No mesmo processo, ele lembra que a concessão da estabilidade anômala a qualquer servidor, conforme fixado em jurisprudência do Supremo Tribunal Federal, além de estar condicionada à comprovação do exercício de pelo menos cinco anos ininterruptos de trabalho no mesmo ente público anteriores à promulgação da Constituição de 1988 (em 05 de outubro de 1988), deve estar em exercício de cargo efetivo ou contratado durante todo o lapso temporal exigido.
“Verifica-se que o Sr. Juraci Gomes Ribeiro, pelo Ato n.º 023/2002 – D.O 02/04/2002 –, obteve a aposentadoria no cargo de oficial de Apoio Legislativo, Referência 15, Nível 1, com proventos integrais.

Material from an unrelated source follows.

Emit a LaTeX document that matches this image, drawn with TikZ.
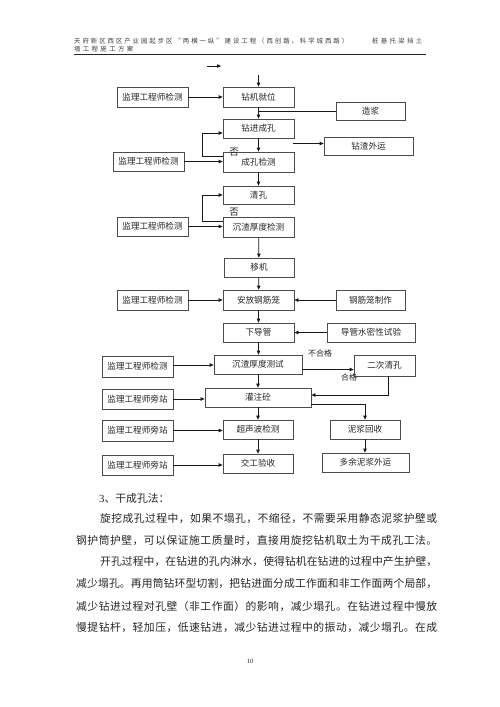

É notável o posicionamento do Supremo Tribunal Federal no sentido de que aqueles que fazem jus ao direito da estabilidade possuem somente o direito de permanecer no serviço público nos cargos em que foram admitidos, não tendo direito aos benefícios privativos dos servidores efetivos; Nesta senda, os servidores que não possuem o direito à estabilidade anômala, não poderiam ser efetivados em cargo de carreira e tampouco adquirir a aposentadoria pelo regime próprio de previdência social, como in casu”, considerou o propositor da ação.
O processo de aposentadoria do demandado, sempre de acordo com o MPE, jamais chegou ao Tribunal de Contas do Estado, mesmo quando solicitado pela Assembleia Legislativa para fins de análise da concessão do benefício de pensão por morte para a senhora Nair Volpato Ribeiro. “(…)Nada foi encontrado a respeito desse no âmbito daquela Corte de Contas, o que reforça a nulidade do ato que concedeu a aposentadoria do falecido”.
Para o promotor, ao agir assim, todos os envolvidos estão em “flagrante infringência à Constituição da República Federativa do Brasil” em seu artigo 37, inciso II; Constituição do Estado de Mato Grosso (artigo 129, II), Lei Complementar Estadual número 04/90 (artigo 13, caput), Lei Complementar Estadual n.º 13/1992 (artigo 25, caput) e ao Ato das Disposições Constitucionais Transitórias (artigo 19 caput e inciso II).